-- ENTRIES start --

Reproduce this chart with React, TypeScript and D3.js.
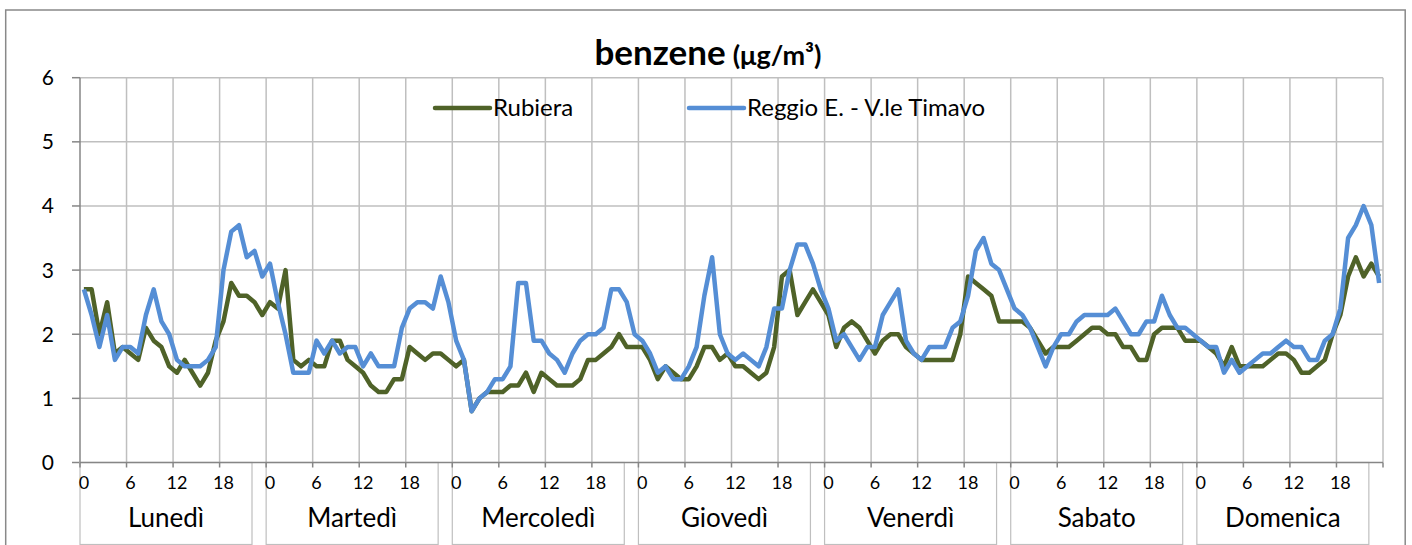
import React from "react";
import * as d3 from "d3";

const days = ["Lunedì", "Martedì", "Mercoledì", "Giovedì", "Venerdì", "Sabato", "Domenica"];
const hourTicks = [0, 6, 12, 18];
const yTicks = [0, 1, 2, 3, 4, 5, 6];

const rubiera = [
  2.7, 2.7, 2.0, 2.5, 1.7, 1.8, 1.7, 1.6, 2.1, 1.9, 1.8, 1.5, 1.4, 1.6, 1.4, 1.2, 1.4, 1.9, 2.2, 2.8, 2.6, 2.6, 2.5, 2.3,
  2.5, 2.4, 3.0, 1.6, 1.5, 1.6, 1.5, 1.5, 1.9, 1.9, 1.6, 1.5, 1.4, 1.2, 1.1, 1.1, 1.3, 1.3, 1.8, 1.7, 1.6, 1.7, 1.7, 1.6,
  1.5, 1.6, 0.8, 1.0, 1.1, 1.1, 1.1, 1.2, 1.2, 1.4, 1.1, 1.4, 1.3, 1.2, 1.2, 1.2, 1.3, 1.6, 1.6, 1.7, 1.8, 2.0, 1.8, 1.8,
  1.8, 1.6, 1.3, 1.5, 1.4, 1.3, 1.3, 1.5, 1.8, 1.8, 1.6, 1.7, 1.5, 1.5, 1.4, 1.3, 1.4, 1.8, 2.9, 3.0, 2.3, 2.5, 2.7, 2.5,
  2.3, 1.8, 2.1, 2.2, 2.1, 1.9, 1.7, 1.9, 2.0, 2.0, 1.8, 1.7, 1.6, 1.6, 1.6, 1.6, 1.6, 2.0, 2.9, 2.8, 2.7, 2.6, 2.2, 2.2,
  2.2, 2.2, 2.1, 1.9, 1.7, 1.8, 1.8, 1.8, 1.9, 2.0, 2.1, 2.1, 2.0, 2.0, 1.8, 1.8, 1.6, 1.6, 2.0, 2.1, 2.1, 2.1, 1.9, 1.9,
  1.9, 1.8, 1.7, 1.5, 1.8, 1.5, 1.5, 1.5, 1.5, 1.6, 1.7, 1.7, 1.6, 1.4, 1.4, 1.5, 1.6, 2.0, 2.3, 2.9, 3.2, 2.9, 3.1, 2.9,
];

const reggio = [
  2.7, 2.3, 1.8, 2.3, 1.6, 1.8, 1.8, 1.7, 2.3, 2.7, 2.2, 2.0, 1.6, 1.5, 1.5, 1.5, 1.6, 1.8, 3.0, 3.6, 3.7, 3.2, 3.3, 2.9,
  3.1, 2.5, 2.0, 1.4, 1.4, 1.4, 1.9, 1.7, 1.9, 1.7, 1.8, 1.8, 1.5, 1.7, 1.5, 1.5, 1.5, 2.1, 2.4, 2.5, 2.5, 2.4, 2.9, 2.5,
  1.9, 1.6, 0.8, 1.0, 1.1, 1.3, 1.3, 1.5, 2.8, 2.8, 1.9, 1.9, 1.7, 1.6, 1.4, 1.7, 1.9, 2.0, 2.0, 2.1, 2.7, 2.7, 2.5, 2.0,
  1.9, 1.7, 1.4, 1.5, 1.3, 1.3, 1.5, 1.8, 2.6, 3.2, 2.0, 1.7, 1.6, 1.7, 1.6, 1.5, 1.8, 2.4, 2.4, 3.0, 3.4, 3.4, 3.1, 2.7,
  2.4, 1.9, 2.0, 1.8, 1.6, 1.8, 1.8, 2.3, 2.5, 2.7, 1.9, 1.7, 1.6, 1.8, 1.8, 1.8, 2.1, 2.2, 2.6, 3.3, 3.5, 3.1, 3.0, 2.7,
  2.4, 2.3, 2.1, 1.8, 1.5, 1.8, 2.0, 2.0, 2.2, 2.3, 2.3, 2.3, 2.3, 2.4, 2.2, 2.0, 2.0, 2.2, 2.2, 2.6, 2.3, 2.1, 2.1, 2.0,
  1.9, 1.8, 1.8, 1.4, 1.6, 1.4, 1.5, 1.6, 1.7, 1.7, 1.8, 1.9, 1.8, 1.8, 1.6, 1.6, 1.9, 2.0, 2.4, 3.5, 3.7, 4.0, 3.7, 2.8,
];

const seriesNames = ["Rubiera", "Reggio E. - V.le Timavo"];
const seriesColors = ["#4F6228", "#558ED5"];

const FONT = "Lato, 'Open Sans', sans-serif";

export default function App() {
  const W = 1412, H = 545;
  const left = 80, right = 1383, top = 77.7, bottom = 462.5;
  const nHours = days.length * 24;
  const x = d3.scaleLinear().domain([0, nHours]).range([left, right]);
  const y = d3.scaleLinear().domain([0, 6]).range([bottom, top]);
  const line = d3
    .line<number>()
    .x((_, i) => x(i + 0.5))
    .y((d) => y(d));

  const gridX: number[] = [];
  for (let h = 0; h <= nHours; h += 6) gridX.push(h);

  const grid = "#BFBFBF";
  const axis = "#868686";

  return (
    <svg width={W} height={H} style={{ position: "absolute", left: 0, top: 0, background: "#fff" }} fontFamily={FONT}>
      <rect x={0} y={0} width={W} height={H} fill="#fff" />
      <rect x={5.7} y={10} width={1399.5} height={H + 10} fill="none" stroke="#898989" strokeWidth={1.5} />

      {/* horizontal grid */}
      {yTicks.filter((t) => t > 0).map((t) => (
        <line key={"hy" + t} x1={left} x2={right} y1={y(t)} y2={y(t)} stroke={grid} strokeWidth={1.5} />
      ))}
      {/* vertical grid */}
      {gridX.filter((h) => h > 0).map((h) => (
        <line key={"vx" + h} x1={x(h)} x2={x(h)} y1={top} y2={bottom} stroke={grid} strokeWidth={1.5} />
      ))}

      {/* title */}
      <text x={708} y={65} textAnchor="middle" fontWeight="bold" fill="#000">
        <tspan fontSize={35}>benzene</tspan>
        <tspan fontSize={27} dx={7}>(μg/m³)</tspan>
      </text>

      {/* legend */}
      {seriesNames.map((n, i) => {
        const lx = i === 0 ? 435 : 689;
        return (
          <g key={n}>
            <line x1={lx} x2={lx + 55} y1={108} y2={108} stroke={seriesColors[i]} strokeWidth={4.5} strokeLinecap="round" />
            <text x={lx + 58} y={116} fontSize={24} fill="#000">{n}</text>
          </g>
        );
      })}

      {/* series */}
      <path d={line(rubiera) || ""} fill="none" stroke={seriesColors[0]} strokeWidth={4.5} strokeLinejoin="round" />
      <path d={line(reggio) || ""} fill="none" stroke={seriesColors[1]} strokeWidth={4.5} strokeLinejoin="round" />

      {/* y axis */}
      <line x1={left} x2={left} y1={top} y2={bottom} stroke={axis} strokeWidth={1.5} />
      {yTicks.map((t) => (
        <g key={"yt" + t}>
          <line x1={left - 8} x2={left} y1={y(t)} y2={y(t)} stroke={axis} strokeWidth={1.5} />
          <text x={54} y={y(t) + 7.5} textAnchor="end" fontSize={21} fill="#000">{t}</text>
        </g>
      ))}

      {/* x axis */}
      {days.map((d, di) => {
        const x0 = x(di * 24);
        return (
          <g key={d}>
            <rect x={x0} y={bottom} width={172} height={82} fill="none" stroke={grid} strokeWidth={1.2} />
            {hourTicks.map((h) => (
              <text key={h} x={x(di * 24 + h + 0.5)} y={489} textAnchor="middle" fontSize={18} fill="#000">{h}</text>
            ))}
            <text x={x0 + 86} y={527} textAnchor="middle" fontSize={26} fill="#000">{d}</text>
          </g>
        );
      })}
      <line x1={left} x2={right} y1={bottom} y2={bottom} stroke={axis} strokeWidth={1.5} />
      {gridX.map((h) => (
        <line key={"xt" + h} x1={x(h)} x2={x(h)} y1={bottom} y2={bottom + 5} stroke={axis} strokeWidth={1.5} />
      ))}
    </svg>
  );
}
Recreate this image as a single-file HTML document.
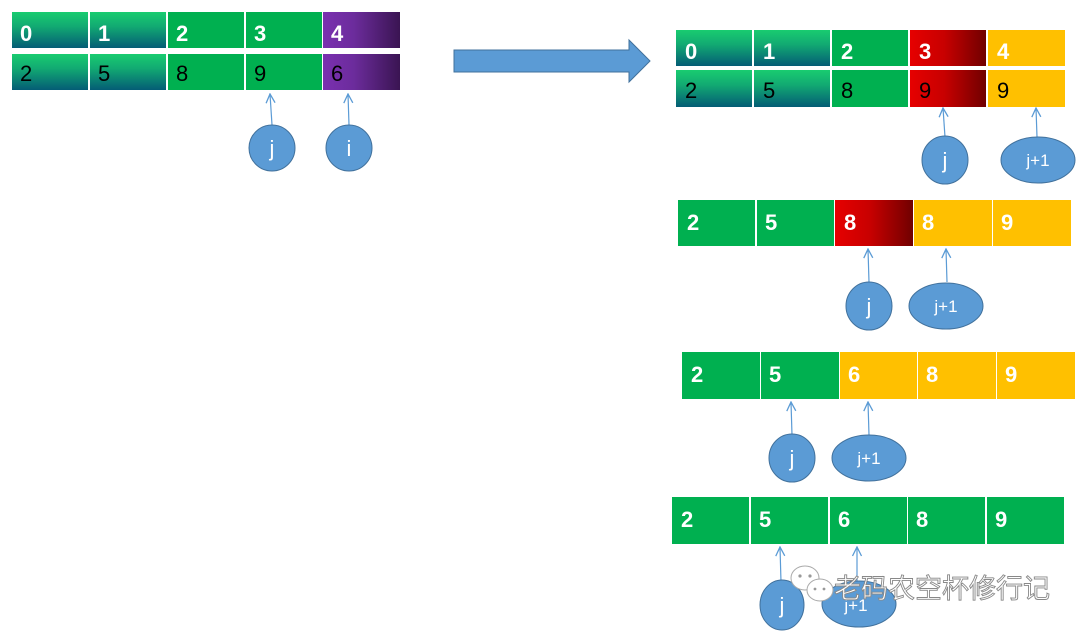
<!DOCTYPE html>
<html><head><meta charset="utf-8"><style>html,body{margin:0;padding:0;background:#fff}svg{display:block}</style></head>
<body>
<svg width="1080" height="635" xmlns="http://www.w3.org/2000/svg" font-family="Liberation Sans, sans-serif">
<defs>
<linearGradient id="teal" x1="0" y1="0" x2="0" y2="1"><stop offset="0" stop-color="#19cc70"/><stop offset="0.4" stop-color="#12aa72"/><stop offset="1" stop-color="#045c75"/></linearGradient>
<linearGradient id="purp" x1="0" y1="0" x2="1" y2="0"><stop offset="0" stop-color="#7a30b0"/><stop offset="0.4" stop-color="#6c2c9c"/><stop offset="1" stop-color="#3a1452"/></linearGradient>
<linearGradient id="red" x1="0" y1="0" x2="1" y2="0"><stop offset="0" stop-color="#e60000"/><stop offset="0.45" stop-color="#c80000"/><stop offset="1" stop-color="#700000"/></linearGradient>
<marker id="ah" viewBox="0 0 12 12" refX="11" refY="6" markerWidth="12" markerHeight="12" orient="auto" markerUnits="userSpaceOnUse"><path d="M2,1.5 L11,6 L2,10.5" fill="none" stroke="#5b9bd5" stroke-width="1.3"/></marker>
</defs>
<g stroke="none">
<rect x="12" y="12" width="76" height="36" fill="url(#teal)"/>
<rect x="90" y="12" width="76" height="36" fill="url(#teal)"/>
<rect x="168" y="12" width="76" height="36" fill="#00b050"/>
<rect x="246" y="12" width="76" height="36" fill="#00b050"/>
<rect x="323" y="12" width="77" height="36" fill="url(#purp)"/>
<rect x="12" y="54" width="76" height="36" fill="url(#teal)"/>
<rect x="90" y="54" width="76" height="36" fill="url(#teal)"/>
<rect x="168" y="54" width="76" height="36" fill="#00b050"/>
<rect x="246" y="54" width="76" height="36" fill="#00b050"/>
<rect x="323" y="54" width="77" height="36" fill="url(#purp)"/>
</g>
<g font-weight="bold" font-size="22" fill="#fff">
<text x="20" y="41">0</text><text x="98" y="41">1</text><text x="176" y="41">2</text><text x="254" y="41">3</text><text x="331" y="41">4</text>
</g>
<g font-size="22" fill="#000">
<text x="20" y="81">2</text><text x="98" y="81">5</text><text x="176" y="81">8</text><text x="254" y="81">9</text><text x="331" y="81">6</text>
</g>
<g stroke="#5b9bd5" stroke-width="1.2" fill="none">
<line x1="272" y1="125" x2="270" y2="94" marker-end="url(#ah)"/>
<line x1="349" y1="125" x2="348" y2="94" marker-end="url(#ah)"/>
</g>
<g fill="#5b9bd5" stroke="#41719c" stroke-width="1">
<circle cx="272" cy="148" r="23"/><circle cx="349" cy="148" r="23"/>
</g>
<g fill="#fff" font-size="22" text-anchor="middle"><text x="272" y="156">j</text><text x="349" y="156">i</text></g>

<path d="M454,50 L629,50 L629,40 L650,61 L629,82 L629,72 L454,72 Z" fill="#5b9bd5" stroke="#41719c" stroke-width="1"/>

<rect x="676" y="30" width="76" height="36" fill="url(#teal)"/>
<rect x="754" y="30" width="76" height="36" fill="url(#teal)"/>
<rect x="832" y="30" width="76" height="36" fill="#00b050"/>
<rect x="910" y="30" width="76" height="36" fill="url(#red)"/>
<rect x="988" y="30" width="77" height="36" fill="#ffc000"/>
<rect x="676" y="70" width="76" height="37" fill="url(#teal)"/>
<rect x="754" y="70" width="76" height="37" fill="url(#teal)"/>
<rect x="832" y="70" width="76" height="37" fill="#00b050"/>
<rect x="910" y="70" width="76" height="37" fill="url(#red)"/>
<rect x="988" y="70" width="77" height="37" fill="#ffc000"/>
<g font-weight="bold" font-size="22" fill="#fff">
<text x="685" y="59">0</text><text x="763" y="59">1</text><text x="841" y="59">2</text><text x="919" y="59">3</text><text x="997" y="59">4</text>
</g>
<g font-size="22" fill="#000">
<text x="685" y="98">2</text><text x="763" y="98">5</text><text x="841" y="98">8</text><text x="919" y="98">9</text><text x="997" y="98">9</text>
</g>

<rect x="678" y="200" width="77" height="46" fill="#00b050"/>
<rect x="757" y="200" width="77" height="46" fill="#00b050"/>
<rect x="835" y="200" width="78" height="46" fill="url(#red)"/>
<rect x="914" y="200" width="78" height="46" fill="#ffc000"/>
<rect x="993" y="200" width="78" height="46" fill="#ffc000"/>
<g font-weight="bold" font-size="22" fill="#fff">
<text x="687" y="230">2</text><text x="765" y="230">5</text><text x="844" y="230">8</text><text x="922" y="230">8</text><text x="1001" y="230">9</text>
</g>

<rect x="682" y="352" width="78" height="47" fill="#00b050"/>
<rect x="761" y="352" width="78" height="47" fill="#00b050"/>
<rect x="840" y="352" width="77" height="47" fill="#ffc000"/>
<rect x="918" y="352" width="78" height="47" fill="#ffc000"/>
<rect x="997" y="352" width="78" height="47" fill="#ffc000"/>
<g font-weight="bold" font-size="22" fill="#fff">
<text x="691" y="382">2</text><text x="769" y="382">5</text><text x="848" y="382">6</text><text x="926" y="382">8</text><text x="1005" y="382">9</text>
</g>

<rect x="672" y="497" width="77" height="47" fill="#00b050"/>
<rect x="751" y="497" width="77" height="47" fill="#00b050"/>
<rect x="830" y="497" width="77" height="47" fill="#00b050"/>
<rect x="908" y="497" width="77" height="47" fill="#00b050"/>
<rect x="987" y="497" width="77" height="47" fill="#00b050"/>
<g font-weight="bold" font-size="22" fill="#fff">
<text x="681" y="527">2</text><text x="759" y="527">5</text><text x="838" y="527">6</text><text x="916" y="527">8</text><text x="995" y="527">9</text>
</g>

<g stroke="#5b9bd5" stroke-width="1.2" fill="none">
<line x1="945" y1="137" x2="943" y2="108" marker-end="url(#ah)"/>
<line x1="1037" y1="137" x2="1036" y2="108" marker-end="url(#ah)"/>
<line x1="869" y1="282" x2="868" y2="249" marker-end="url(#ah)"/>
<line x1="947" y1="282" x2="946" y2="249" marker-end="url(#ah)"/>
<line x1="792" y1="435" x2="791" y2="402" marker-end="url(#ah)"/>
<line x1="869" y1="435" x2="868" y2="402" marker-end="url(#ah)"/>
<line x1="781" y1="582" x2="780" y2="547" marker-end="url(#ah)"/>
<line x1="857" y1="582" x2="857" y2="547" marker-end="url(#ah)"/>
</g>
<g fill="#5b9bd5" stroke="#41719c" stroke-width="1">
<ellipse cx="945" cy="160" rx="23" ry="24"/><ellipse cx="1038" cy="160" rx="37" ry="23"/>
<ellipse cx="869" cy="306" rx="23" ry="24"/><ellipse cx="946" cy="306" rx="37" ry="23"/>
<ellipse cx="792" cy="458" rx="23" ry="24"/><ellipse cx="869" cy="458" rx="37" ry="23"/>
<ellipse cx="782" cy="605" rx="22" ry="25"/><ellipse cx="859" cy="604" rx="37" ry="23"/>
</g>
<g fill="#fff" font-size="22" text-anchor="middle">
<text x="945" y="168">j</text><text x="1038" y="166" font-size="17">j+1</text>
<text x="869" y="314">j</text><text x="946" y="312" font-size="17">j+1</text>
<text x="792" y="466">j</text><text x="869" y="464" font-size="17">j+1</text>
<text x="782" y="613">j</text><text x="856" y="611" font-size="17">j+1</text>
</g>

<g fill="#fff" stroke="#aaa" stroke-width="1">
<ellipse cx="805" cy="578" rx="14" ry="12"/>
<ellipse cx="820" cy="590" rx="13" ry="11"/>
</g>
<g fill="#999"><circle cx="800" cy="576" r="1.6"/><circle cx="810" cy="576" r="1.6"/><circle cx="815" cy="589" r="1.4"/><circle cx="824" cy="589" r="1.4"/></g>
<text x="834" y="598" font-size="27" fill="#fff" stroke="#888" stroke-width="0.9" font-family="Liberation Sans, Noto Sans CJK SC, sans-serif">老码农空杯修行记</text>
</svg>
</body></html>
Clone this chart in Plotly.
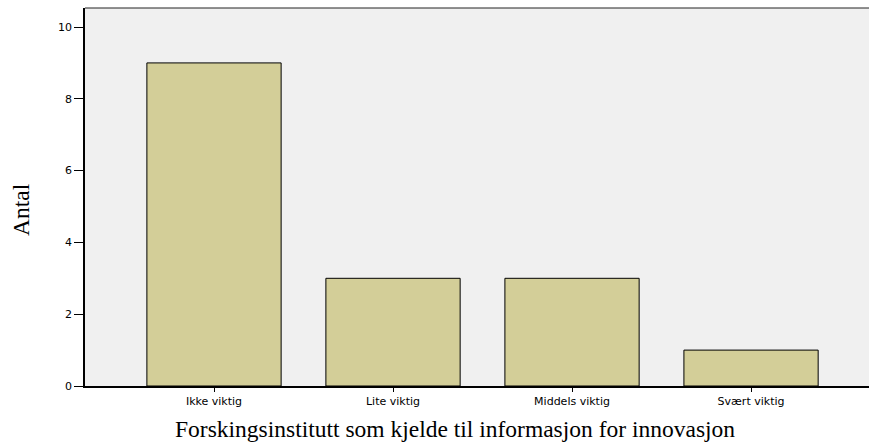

-- ENTRIES end --

From the top of the listing above, repeat each line exactly until you reach the line containing "const yTicks = [0, 1, 2, 3, 4, 5, 6];", and repeat that one too. Leave the pictures out.

RESULT OF THIS EXERCISE ->
Reproduce this chart with React, TypeScript and D3.js.
import React from "react";
import * as d3 from "d3";

const days = ["Lunedì", "Martedì", "Mercoledì", "Giovedì", "Venerdì", "Sabato", "Domenica"];
const hourTicks = [0, 6, 12, 18];
const yTicks = [0, 1, 2, 3, 4, 5, 6];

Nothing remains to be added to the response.